Over the last two decades, the number of self-employed foreigners has risen by around three times the percentage of Germans. Today, every sixth person in Germany with an entrepreneurial commitment has a migration background. This corresponds to three quarters of a million. However, relatively little is known about the social characteristics of self-employed migrants and the economic significance of their businesses. In the public perception, they are often associated with kebab and vegetable stores as well as necessity start-ups and subsistence economy activities. However, the empirical findings of the ifm indicate that the proportion of migrant businesses operating in the hospitality and retail sectors has been falling for years, while the importance of knowledge-intensive services is growing and the “ethnic economy” now accounts for around 2 million jobs and a growing number of training places. A significant proportion of ifm research has therefore focused primarily on the characteristics and performance potential of migrant companies and, for example, customer and employment structures, and has also examined the extent of willingness to train and the determinants of the development of skilled workers.
Additional attention should be paid to the connection between self-employment and social integration and thus the question of what significance starting a business has for people with a migrant background in terms of the possibility of improved social positioning and economic participation. Various ifm studies show that the path to self-employment – not everywhere, but predominantly – improves the chance of social advancement and thus integration opportunities. Important indicators for this are integration in the labor market, higher income opportunities and the adequate use of qualifications.

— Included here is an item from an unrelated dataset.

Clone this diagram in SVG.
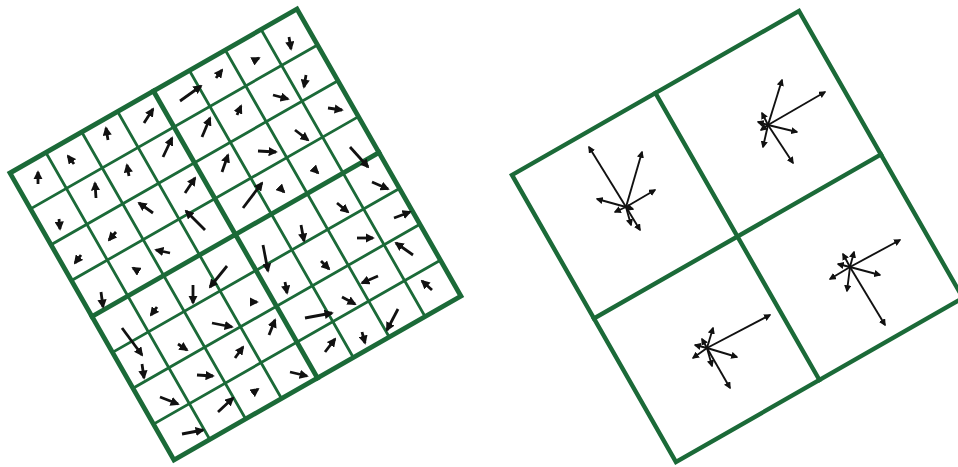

However, the causes and social conditions of the start-up boom are also of academic interest. At least in economic and social research at an international level, the search for the driving forces and characteristics of ethnic entrepreneurship has a firm place. The roots of this field of research go back to Max Weber and his work on the role of religious minorities. This brought to the fore the question of how economic activity is influenced not only by individual abilities but also by group-specific socio-cultural characteristics. It is sometimes assumed that entrepreneurially ambitious migrants compensate for their lack of educational capital with ethnic and social capital. However, ifm research results show that the use of individual or class resources and the mobilization of ethnic group resources are not contradictory, but that the success of migrant entrepreneurship lies in the combination of both.

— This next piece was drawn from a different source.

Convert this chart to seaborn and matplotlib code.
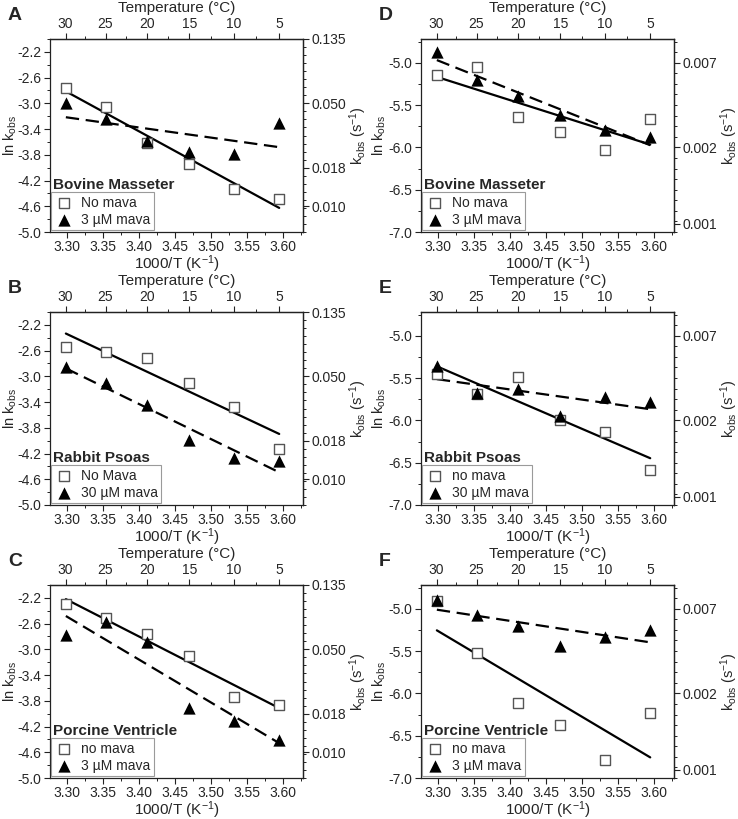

The migrant economy in Germany is currently experiencing new impetus. The declining proportion of self-employed persons from the former recruitment countries and the influx of new and better educated immigrant groups, especially from Central and Eastern Europe and the Near and Middle East, are changing not only the characteristics but also the development conditions of migrant self-employment. This not only induces new research questions, but also the obligation to constantly review the state of research.

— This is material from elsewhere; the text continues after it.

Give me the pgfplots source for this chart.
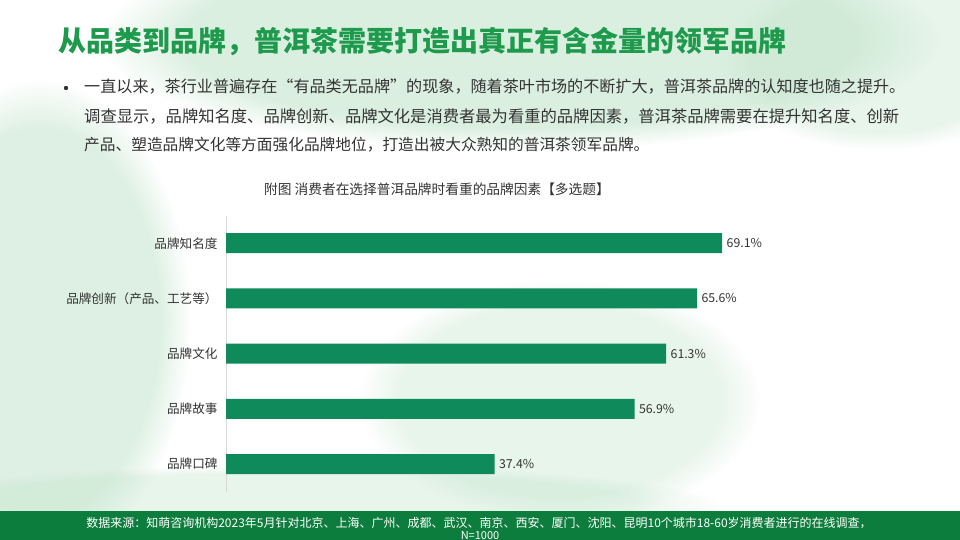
\documentclass[border=0pt]{standalone}
\usepackage{pgfplots}
\pgfplotsset{compat=1.18}
\usepackage{fontspec}
\setmainfont{Noto Sans CJK SC}
\usetikzlibrary{fadings}
\definecolor{titlegreen}{HTML}{1E9A4C}
\definecolor{bargreen}{HTML}{0F8A5A}
\definecolor{footgreen}{HTML}{0C7D3C}
\definecolor{txt}{HTML}{333333}
\definecolor{glow}{HTML}{BFE3C8}
\begin{document}
\begin{tikzpicture}[x=1pt,y=1pt]
\useasboundingbox (0,0) rectangle (960,-540);
\begin{scope}
\clip (0,0) rectangle (960,-540);
\fill[white] (0,0) rectangle (960,-540);
% soft green glows
\fill[glow,opacity=0.55,path fading=circle with fuzzy edge 20 percent] (520,-40) ellipse (420 and 110);
\fill[glow,opacity=0.5,path fading=circle with fuzzy edge 20 percent] (40,-320) ellipse (150 and 240);
\fill[glow,opacity=0.35,path fading=circle with fuzzy edge 20 percent] (880,-60) ellipse (160 and 90);
\fill[glow,opacity=0.35,path fading=circle with fuzzy edge 20 percent] (560,-400) ellipse (200 and 120);
\fill[glow,opacity=0.35,path fading=circle with fuzzy edge 20 percent] (300,-505) ellipse (420 and 40);
% footer
\fill[footgreen] (0,-511) rectangle (960,-540);
\end{scope}
% title
\node[anchor=west,inner sep=0pt,text=titlegreen,font=\fontsize{28}{32}\selectfont\bfseries] at (58,-42) {从品类到品牌，普洱茶需要打造出真正有含金量的领军品牌};
% bullet text
\fill[txt] (66,-88) circle (2.2);
\node[anchor=west,inner sep=0pt,text=txt,font=\fontsize{16.1}{18}\selectfont] at (84,-87) {一直以来，茶行业普遍存在“有品类无品牌”的现象，随着茶叶市场的不断扩大，普洱茶品牌的认知度也随之提升。};
\node[anchor=west,inner sep=0pt,text=txt,font=\fontsize{16.3}{18}\selectfont] at (84,-116) {调查显示，品牌知名度、品牌创新、品牌文化是消费者最为看重的品牌因素，普洱茶品牌需要在提升知名度、创新};
\node[anchor=west,inner sep=0pt,text=txt,font=\fontsize{15.7}{18}\selectfont] at (84,-145) {产品、塑造品牌文化等方面强化品牌地位，打造出被大众熟知的普洱茶领军品牌。};
% chart title
\node[anchor=center,inner sep=0pt,text=txt,font=\fontsize{13.7}{16}\selectfont] at (437,-189) {附图\ 消费者在选择普洱品牌时看重的品牌因素【多选题】};
% footer text
\node[anchor=center,inner sep=0pt,text=white,font=\fontsize{12}{14}\selectfont] at (479,-523) {数据来源：知萌咨询机构2023年5月针对北京、上海、广州、成都、武汉、南京、西安、厦门、沈阳、昆明10个城市18-60岁消费者进行的在线调查，};
\node[anchor=center,inner sep=0pt,text=white,font=\fontsize{11}{13}\selectfont] at (480,-535.5) {N=1000};
\begin{axis}[
  at={(226pt,-491.6pt)}, anchor=south west,
  scale only axis, width=718pt, height=276pt,
  xbar, bar width=20pt,
  xmin=0, xmax=100,
  ymin=-0.5, ymax=4.5, y dir=reverse,
  hide x axis,
  axis y line*=left,
  y axis line style={draw=black!15, -},
  ytick={0,1,2,3,4},
  yticklabels={品牌知名度,品牌创新（产品、工艺等）,品牌文化,品牌故事,品牌口碑},
  major tick length=0pt,
  yticklabel style={font=\fontsize{12.6}{14}\selectfont, text=txt, anchor=east, xshift=-5pt},
  point meta=explicit symbolic,
  nodes near coords={\pgfplotspointmeta},
  nodes near coords style={anchor=west, font=\fontsize{12.3}{14}\selectfont, text=txt, xshift=1pt},
  clip=false,
]
\addplot[fill=bargreen, draw=none] coordinates {
  (69.1,0) [69.1\%]
  (65.6,1) [65.6\%]
  (61.3,2) [61.3\%]
  (56.9,3) [56.9\%]
  (37.4,4) [37.4\%]
};
\end{axis}
\end{tikzpicture}
\end{document}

A fundamental prerequisite for in-depth analyses in this area is representative and meaningful data that allows differentiation according to occupational positions, social and economic characteristics and the ethnic origin or migration background of the actors. Through years of empirical research work, the ifm has built up a profound database consisting of official and scientific data and, above all, a large number of its own surveys, allowing both descriptive and multivariate data analyses.